Here we have briefly illustrated how tricky it can be to measure outcomes in a complicated and interconnected area like criminal justice. To interpret change in the overall reconvictions rate we need to take account of difference in convictions patterns across both age and sex (and possibly other factors, such as socio-economic status)[11]. The Understanding Inequalities project aims to understand how inequalities in Scottish society - like those related to age and sex - intersect, and how they impact on crime and responses to crime. You can find out more about our work on examining crime and inequality in Scotland here.


[1] Until 2017 Scottish Government also referred to the average number of reconvictions per offender as the reconviction rate.

[3] Ben wrote about these long-term differences in conviction rates in Scotland by age and sex with Jon Minton here.

[4] This term is a not-very-elegant shorthand; not all people who commit offences are convicted, and not all people who are convicted have comitted offences.

[5] Typically young people will be convicted at higher rates than older people, and men at higher rates than women.

[6] The code and data used for our analysis are available here. We also provide an implementation of Das Gupta’s methods of standardization and decomposition in an R package: DasGuptR (work in progress).

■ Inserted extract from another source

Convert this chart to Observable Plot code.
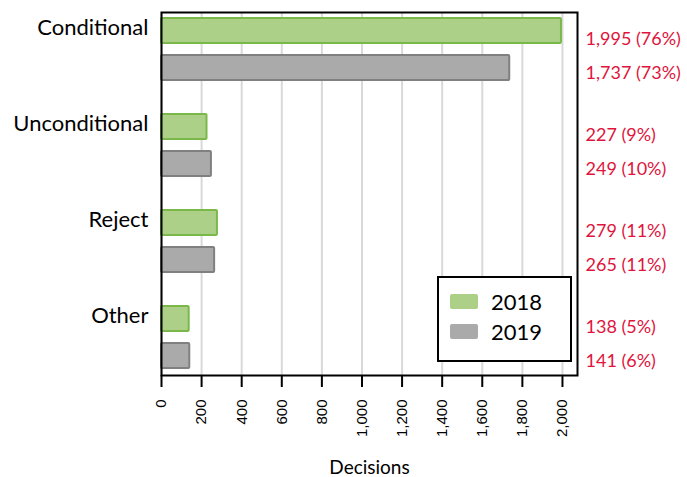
<!DOCTYPE html>
<html>
<head>
<meta charset="utf-8">
<script src="https://cdn.jsdelivr.net/npm/d3@7"></script>
<script src="https://cdn.jsdelivr.net/npm/@observablehq/plot@0.6"></script>
<style>
  html, body { margin: 0; padding: 0; background: #fff; }
  #wrap { position: relative; width: 687px; height: 477px; }
  #legend { position: absolute; left: 437px; top: 276px; width: 131px; height: 82px;
    border: 2px solid #000; background: #fff; font-family: Lato, sans-serif; font-size: 22px; color: #000; }
  .item { position: absolute; left: 11px; display: flex; align-items: center; }
  .sw { width: 28px; height: 15px; margin-right: 13px; border-radius: 2px; }
</style>
</head>
<body>
<div id="wrap"></div>
<script>
const categories = ["Conditional", "Unconditional", "Reject", "Other"];
const years = ["2018", "2019"];
const values2018 = [1995, 227, 279, 138];
const values2019 = [1737, 249, 265, 141];
const pct2018 = [76, 9, 11, 5];
const pct2019 = [73, 10, 11, 6];
const xTicks = [0, 200, 400, 600, 800, 1000, 1200, 1400, 1600, 1800, 2000];

const fills = {"2018": "#acd088", "2019": "#aaaaaa"};
const strokes = {"2018": "#7ab84a", "2019": "#808080"};

const rows2018 = categories.map((c, i) => ({category: c, year: "2018", value: values2018[i], pct: pct2018[i]}));
const rows2019 = categories.map((c, i) => ({category: c, year: "2019", value: values2019[i], pct: pct2019[i]}));
const fmt = d3.format(",");
const lab = d => `${fmt(d.value)} (${d.pct}%)`;

const chart = Plot.plot({
  width: 687,
  height: 477,
  marginLeft: 161,
  marginRight: 110,
  marginTop: 12,
  marginBottom: 102,
  style: {fontFamily: "Lato, sans-serif", background: "#fff"},
  x: {domain: [0, 2075], axis: null},
  y: {domain: categories, paddingInner: 0.33, paddingOuter: 0.038, axis: null},
  marks: [
    Plot.gridX(xTicks, {stroke: "#d9d9d9", strokeWidth: 2, strokeOpacity: 1}),
    Plot.barX(rows2018, {x: "value", y: "category", fill: fills["2018"], stroke: strokes["2018"], strokeWidth: 2, insetTop: 1, insetBottom: 38, rx: 1}),
    Plot.barX(rows2019, {x: "value", y: "category", fill: fills["2019"], stroke: strokes["2019"], strokeWidth: 2, insetTop: 38, insetBottom: 1, rx: 1}),
    Plot.frame({stroke: "#000", strokeWidth: 2}),
    Plot.axisX(xTicks, {anchor: "bottom", tickSize: 12, tickPadding: 12, tickRotate: -90, tickFormat: fmt, strokeWidth: 2, stroke: "#000", strokeOpacity: 1, fontSize: 15, fontFamily: "Liberation Sans, Arial, sans-serif", fill: "#000", label: null}),
    Plot.text(rows2018, {y: "category", text: lab, frameAnchor: "right", textAnchor: "start", dx: 8, dy: -10, fill: "#e0143c", fontSize: 18}),
    Plot.text(rows2019, {y: "category", text: lab, frameAnchor: "right", textAnchor: "start", dx: 8, dy: 24, fill: "#e0143c", fontSize: 18}),
    Plot.text(categories, {y: d => d, text: d => d, frameAnchor: "left", textAnchor: "end", dx: -13, dy: -21.5, fontSize: 22, fill: "#000"}),
    Plot.text(["Decisions"], {text: d => d, frameAnchor: "bottom", dy: 98, fontSize: 19, fill: "#000"})
  ]
});

const wrap = document.getElementById("wrap");
wrap.appendChild(chart);
const legend = document.createElement("div");
legend.id = "legend";
years.forEach((y, i) => {
  const item = document.createElement("div");
  item.className = "item";
  item.style.top = (i === 0 ? 10 : 40) + "px";
  const sw = document.createElement("span");
  sw.className = "sw";
  sw.style.background = fills[y];
  const t = document.createElement("span");
  t.textContent = y;
  item.appendChild(sw);
  item.appendChild(t);
  legend.appendChild(item);
});
wrap.appendChild(legend);
</script>
</body>
</html>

[9] Prior to 2019, another measure - the average number of reconvictions per offender - was one of Scottish Governments’ National Indicators, and claimed to be “one of the main ways of measuring how well we are managing and supporting those that enter our criminal justice system.”. It can be further decomposed into changes in the prevalence and frequency of reconvictions as well as the offender mix (see the DasGuptR worked example).

[10] Ben and Jon Minton discussed the different explanations for the crime drop here.

[11] For example, in Sweden researchers have shown that there’s a distinct socio-economic status gradient to the crime drop (NB: This paper is behind a paywall).